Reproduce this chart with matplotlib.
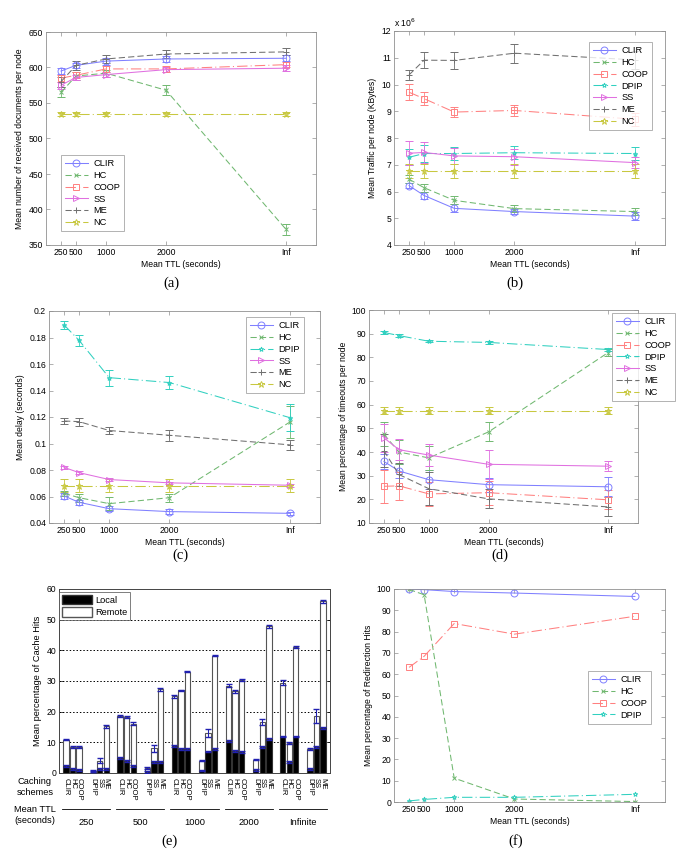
import matplotlib
matplotlib.use("Agg")
import matplotlib.pyplot as plt
import numpy as np
from matplotlib.patches import Patch
from matplotlib.lines import Line2D

plt.rcParams['font.family'] = ['Liberation Sans', 'DejaVu Sans']

W, H = 685, 868

# ---------------- data ----------------
TTL_X = [250, 500, 1000, 2000, 4000]
TTL_LABELS = ['250', '500', '1000', '2000', 'Inf']

# (a) received documents
a_CLIR = [595, 603, 609, 612, 613]
a_HC = [565, 588, 592, 568, 372]
a_COOP = [585, 589, 598, 598, 604]
a_SS = [575, 586, 590, 597, 599]
a_ME = [580, 603, 612, 619, 622]
a_NC = [535, 535, 535, 535, 535]
a_err_CLIR = [4, 4, 5, 4, 4]
a_err_HC = [7, 5, 5, 7, 8]
a_err_COOP = [5, 4, 4, 4, 4]
a_err_SS = [5, 4, 4, 4, 4]
a_err_ME = [7, 6, 6, 5, 5]
a_err_NC = [3, 3, 3, 3, 3]

# (b) traffic (x 10^6 KBytes)
b_CLIR = [6.22, 5.85, 5.37, 5.25, 5.08]
b_HC = [6.46, 6.14, 5.67, 5.36, 5.25]
b_COOP = [9.71, 9.47, 8.97, 9.03, 8.70]
b_DPIP = [7.28, 7.42, 7.42, 7.45, 7.42]
b_SS = [7.43, 7.46, 7.33, 7.30, 7.08]
b_ME = [10.36, 10.91, 10.90, 11.17, 10.92]
b_NC = [6.77, 6.77, 6.77, 6.77, 6.77]
b_err_CLIR = [0.10, 0.12, 0.15, 0.10, 0.15]
b_err_HC = [0.15, 0.15, 0.15, 0.12, 0.12]
b_err_COOP = [0.30, 0.25, 0.20, 0.22, 0.25]
b_err_DPIP = [0.30, 0.30, 0.25, 0.25, 0.25]
b_err_SS = [0.45, 0.40, 0.30, 0.30, 0.20]
b_err_ME = [0.20, 0.30, 0.32, 0.35, 0.35]
b_err_NC = [0.25, 0.25, 0.25, 0.25, 0.25]

# (c) delay
c_CLIR = [0.0604, 0.0556, 0.0508, 0.0486, 0.0473]
c_HC = [0.0624, 0.0591, 0.0546, 0.0591, 0.1162]
c_DPIP = [0.1895, 0.1778, 0.1497, 0.1460, 0.1195]
c_SS = [0.0820, 0.0780, 0.0728, 0.0703, 0.0685]
c_ME = [0.1170, 0.1165, 0.1098, 0.1062, 0.0990]
c_NC = [0.0683, 0.0683, 0.0683, 0.0683, 0.0683]
c_err_CLIR = [0.002, 0.002, 0.002, 0.002, 0.001]
c_err_HC = [0.002, 0.003, 0.005, 0.003, 0.012]
c_err_DPIP = [0.003, 0.004, 0.006, 0.005, 0.010]
c_err_SS = [0.001, 0.001, 0.001, 0.001, 0.001]
c_err_ME = [0.002, 0.003, 0.003, 0.004, 0.004]
c_err_NC = [0.005, 0.005, 0.005, 0.005, 0.005]

# (d) timeouts
d_CLIR = [36.0, 32.0, 28.3, 26.2, 25.3]
d_HC = [47.5, 40.0, 37.5, 48.5, 82.0]
d_COOP = [25.5, 25.7, 22.3, 22.8, 19.8]
d_DPIP = [90.5, 89.2, 86.8, 86.3, 83.3]
d_SS = [46.0, 41.0, 38.7, 34.8, 34.0]
d_ME = [40.5, 30.5, 24.5, 20.2, 16.8]
d_NC = [57.5, 57.5, 57.5, 57.5, 57.5]
d_err_CLIR = [3, 3, 4, 3, 4]
d_err_HC = [5, 5, 5, 4, 1.5]
d_err_COOP = [7, 6, 5, 5, 4]
d_err_DPIP = [0.5, 0.5, 0.5, 0.5, 0.5]
d_err_SS = [6, 4.5, 4.5, 6, 2]
d_err_ME = [7, 5, 7, 4, 4]
d_err_NC = [1.5, 1.5, 1.5, 1.5, 1.5]

# (e) cache hits
e_schemes = ['CLIR', 'HC', 'COOP', 'DPIP', 'SS', 'ME']
e_groups = ['250', '500', '1000', '2000', 'Infinite']
e_total = [
    [10.9, 8.5, 8.4, 0.8, 4.0, 15.3],
    [18.6, 18.3, 16.1, 1.6, 8.0, 27.3],
    [25.0, 27.0, 33.0, 4.0, 13.2, 38.3],
    [28.5, 26.6, 30.3, 4.4, 16.6, 47.8],
    [29.5, 9.8, 41.0, 7.8, 18.5, 56.0],
]
e_local = [
    [2.3, 1.4, 1.0, 0.1, 1.3, 1.3],
    [5.0, 4.0, 2.4, 0.3, 3.7, 3.5],
    [8.8, 7.7, 7.7, 0.8, 7.0, 7.8],
    [10.3, 7.3, 6.8, 1.0, 8.5, 11.0],
    [11.9, 3.5, 11.9, 1.3, 8.5, 14.8],
]
e_err_total = [
    [0.2, 0.2, 0.3, 0.3, 0.8, 0.5],
    [0.2, 0.3, 0.4, 0.4, 1.0, 0.4],
    [0.5, 0.2, 0.2, 0.1, 1.3, 0.2],
    [0.6, 0.5, 0.4, 0.2, 0.9, 0.4],
    [0.9, 0.2, 0.4, 0.2, 2.3, 0.5],
]

# (f) redirection hits
f_CLIR = [100.0, 99.7, 98.8, 98.1, 96.5]
f_HC = [99.8, 97.3, 11.2, 1.4, 0.2]
f_COOP = [63.2, 68.4, 83.8, 78.8, 87.2]
f_DPIP = [0.5, 1.2, 2.2, 2.2, 3.6]

# ---------------- styles ----------------
STY = {
    'CLIR': dict(color='#8080ff', ls='-', marker='o', ms=5),
    'HC': dict(color='#70b870', ls='--', marker='x', ms=2.5),
    'COOP': dict(color='#ff8080', ls='-.', marker='s', ms=5),
    'DPIP': dict(color='#30d0c0', ls='-.', marker='*', ms=3.5),
    'SS': dict(color='#e070e0', ls='-', marker='>', ms=5),
    'ME': dict(color='#707070', ls='--', marker='+', ms=5),
    'NC': dict(color='#c8c840', ls='-.', marker='*', ms=5),
}

FS = 6.2


def fig_rect(l, r, t, b):
    return [l / W, 1 - b / H, (r - l) / W, (b - t) / H]


def dash_of(ls):
    if ls == '--':
        return (6, 3)
    if ls == '-.':
        return (10, 3, 1, 3)
    return (None, None)


def style_axes(ax):
    for s in ax.spines.values():
        s.set_color('#909090')
        s.set_linewidth(0.6)
    ax.tick_params(direction='in', length=3, width=0.5, color='#909090',
                   labelsize=FS, top=True, right=True, pad=2)


def line_panel(ax, series, ylim, yticks, ylabel, legend_xy, yfmt=None):
    for name, y, e in series:
        st = STY[name]
        ax.errorbar(TTL_X, y, yerr=e, color=st['color'], ls=st['ls'], lw=0.75,
                    marker=st['marker'], ms=st['ms'], mfc='none', mew=0.7,
                    elinewidth=0.6, capsize=3, capthick=0.6, label=name,
                    dashes=dash_of(st['ls']))
    ax.set_xlim(0, 4500)
    ax.set_xticks(TTL_X)
    ax.set_xticklabels(TTL_LABELS)
    ax.set_ylim(*ylim)
    ax.set_yticks(yticks)
    if yfmt:
        ax.set_yticklabels([yfmt(v) for v in yticks])
    ax.set_xlabel('Mean TTL (seconds)', fontsize=FS, labelpad=2)
    ax.set_ylabel(ylabel, fontsize=FS, labelpad=3)
    style_axes(ax)
    handles = []
    for name, y, e in series:
        st = STY[name]
        handles.append(Line2D([], [], color=st['color'], ls=st['ls'], lw=0.75,
                              marker=st['marker'], ms=st['ms'], mfc='none', mew=0.7,
                              dashes=dash_of(st['ls'])))
    leg = ax.legend(handles, [s[0] for s in series], loc='upper left',
                    bbox_to_anchor=(legend_xy[0] / W, 1 - legend_xy[1] / H),
                    bbox_transform=fig.transFigure, fontsize=FS + 0.5,
                    frameon=True, fancybox=False, edgecolor='#909090',
                    handlelength=2.4, borderpad=0.45, labelspacing=0.3,
                    handletextpad=0.6, borderaxespad=0)
    leg.get_frame().set_linewidth(0.6)
    return leg


fig = plt.figure(figsize=(W / 100, H / 100), dpi=100)

# (a)
ax_a = fig.add_axes(fig_rect(46, 316, 32, 245))
line_panel(ax_a, [('CLIR', a_CLIR, a_err_CLIR), ('HC', a_HC, a_err_HC),
                  ('COOP', a_COOP, a_err_COOP), ('SS', a_SS, a_err_SS),
                  ('ME', a_ME, a_err_ME), ('NC', a_NC, a_err_NC)],
           (350, 650), range(350, 651, 50),
           'Mean number of received documents per node', (61, 155))

# (b)
ax_b = fig.add_axes(fig_rect(394, 665, 31, 245))
line_panel(ax_b, [('CLIR', b_CLIR, b_err_CLIR), ('HC', b_HC, b_err_HC),
                  ('COOP', b_COOP, b_err_COOP), ('DPIP', b_DPIP, b_err_DPIP),
                  ('SS', b_SS, b_err_SS), ('ME', b_ME, b_err_ME),
                  ('NC', b_NC, b_err_NC)],
           (4, 12), range(4, 13), 'Mean Traffic per node (KBytes)', (589, 42))
ax_b.text(0.0, 1.01, r'x 10$^6$', transform=ax_b.transAxes, fontsize=FS,
          ha='left', va='bottom')

# (c)
ax_c = fig.add_axes(fig_rect(49, 320, 311, 523))
line_panel(ax_c, [('CLIR', c_CLIR, c_err_CLIR), ('HC', c_HC, c_err_HC),
                  ('DPIP', c_DPIP, c_err_DPIP), ('SS', c_SS, c_err_SS),
                  ('ME', c_ME, c_err_ME), ('NC', c_NC, c_err_NC)],
           (0.04, 0.2), np.round(np.arange(0.04, 0.201, 0.02), 2),
           'Mean delay (seconds)', (246, 317), yfmt=lambda v: ('%g' % v))

# (d)
ax_d = fig.add_axes(fig_rect(369, 638, 310, 523))
line_panel(ax_d, [('CLIR', d_CLIR, d_err_CLIR), ('HC', d_HC, d_err_HC),
                  ('COOP', d_COOP, d_err_COOP), ('DPIP', d_DPIP, d_err_DPIP),
                  ('SS', d_SS, d_err_SS), ('ME', d_ME, d_err_ME),
                  ('NC', d_NC, d_err_NC)],
           (10, 100), range(10, 101, 10),
           'Mean percentage of timeouts per node', (612, 313))

# (f)
ax_f = fig.add_axes(fig_rect(394, 665, 589, 802))
line_panel(ax_f, [('CLIR', f_CLIR, None), ('HC', f_HC, None),
                  ('COOP', f_COOP, None), ('DPIP', f_DPIP, None)],
           (0, 100), range(0, 101, 10),
           'Mean percentage of Redirection Hits', (588, 671))

# (e)
ax_e = fig.add_axes(fig_rect(59, 330, 589, 773))
GROUP_STEP = 8.27
OFFSETS = [0, 1, 2, 4.15, 5.15, 6.15]
BW = 0.82
for g in range(len(e_groups)):
    xs = [g * GROUP_STEP + o for o in OFFSETS]
    tot = np.array(e_total[g])
    loc = np.array(e_local[g])
    ax_e.bar(xs, tot - loc, bottom=loc, width=BW, color='white',
             edgecolor='#555555', linewidth=0.8, zorder=3)
    ax_e.bar(xs, loc, width=BW, color='black', edgecolor='#333333',
             linewidth=0.8, zorder=3)
    ax_e.errorbar(xs, tot, yerr=e_err_total[g], fmt='none', ecolor='#2020b0',
                  elinewidth=0.8, capsize=2.5, capthick=1.0, zorder=4)
    ax_e.errorbar(xs, loc, yerr=[0.3] * 6, fmt='none', ecolor='#2020b0',
                  elinewidth=0.8, capsize=2.5, capthick=1.0, zorder=4)
ax_e.set_xlim(-1.07, 4 * GROUP_STEP + 6.15 + 1.07)
ax_e.set_ylim(0, 60)
ax_e.set_yticks(range(0, 61, 10))
ax_e.set_xticks([])
for yv in range(10, 60, 10):
    ax_e.axhline(yv, color='black', ls=(0, (1.5, 2)), lw=0.7, zorder=1)
for s in ax_e.spines.values():
    s.set_color('#444444')
    s.set_linewidth(0.7)
ax_e.tick_params(direction='in', length=3, width=0.5, labelsize=FS, right=True, pad=2)
ax_e.set_ylabel('Mean percentage of Cache Hits', fontsize=FS + 0.5, labelpad=3)
leg_e = ax_e.legend([Patch(facecolor='black', edgecolor='#333333'),
                     Patch(facecolor='white', edgecolor='#555555')],
                    ['Local', 'Remote'], loc='upper left',
                    bbox_to_anchor=(59 / W, 1 - 592 / H), bbox_transform=fig.transFigure,
                    fontsize=FS + 0.5, fancybox=False, edgecolor='#444444',
                    handlelength=3.2, handleheight=1.2, borderpad=0.3,
                    labelspacing=0.3, handletextpad=0.4, borderaxespad=0)
leg_e.get_frame().set_linewidth(0.6)

# scheme labels under bars
for g in range(len(e_groups)):
    for k, name in enumerate(e_schemes):
        xv = g * GROUP_STEP + OFFSETS[k]
        ax_e.text(xv, -1.5, name, rotation=270, ha='center', va='top',
                  fontsize=5.5, clip_on=False)
    x0 = g * GROUP_STEP - 0.6
    x1 = g * GROUP_STEP + 6.15 + 0.6
    ax_e.plot([x0, x1], [-11.6, -11.6], color='black', lw=0.6, clip_on=False)
    ax_e.text((x0 + x1) / 2, -16, e_groups[g], ha='center', va='center',
              fontsize=FS + 0.5, clip_on=False)
fig.text(35 / W, 1 - 787 / H, 'Caching\nschemes', ha='center', va='center',
         fontsize=FS + 0.5, linespacing=1.3)
fig.text(35 / W, 1 - 815 / H, 'Mean TTL\n(seconds)', ha='center', va='center',
         fontsize=FS + 0.5, linespacing=1.3)

# panel captions
for lab, xc, yc in [('(a)', 171, 283), ('(b)', 515, 283), ('(c)', 180, 555),
                    ('(d)', 500, 555), ('(e)', 170, 841), ('(f)', 516, 841)]:
    fig.text(xc / W, 1 - yc / H, lab, ha='center', va='center', fontsize=10.5,
             family='Liberation Serif')

fig.savefig('out.png', dpi=100)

Exercise requirements>
Repeat, word for word and with no pictures, only the lines running from the beginning of the data to the line that contains "a_err_NC = [3, 3, 3, 3, 3]".

Output for this exercise>
Reproduce this chart with matplotlib.
import matplotlib
matplotlib.use("Agg")
import matplotlib.pyplot as plt
import numpy as np
from matplotlib.patches import Patch
from matplotlib.lines import Line2D

plt.rcParams['font.family'] = ['Liberation Sans', 'DejaVu Sans']

W, H = 685, 868

# ---------------- data ----------------
TTL_X = [250, 500, 1000, 2000, 4000]
TTL_LABELS = ['250', '500', '1000', '2000', 'Inf']

# (a) received documents
a_CLIR = [595, 603, 609, 612, 613]
a_HC = [565, 588, 592, 568, 372]
a_COOP = [585, 589, 598, 598, 604]
a_SS = [575, 586, 590, 597, 599]
a_ME = [580, 603, 612, 619, 622]
a_NC = [535, 535, 535, 535, 535]
a_err_CLIR = [4, 4, 5, 4, 4]
a_err_HC = [7, 5, 5, 7, 8]
a_err_COOP = [5, 4, 4, 4, 4]
a_err_SS = [5, 4, 4, 4, 4]
a_err_ME = [7, 6, 6, 5, 5]
a_err_NC = [3, 3, 3, 3, 3]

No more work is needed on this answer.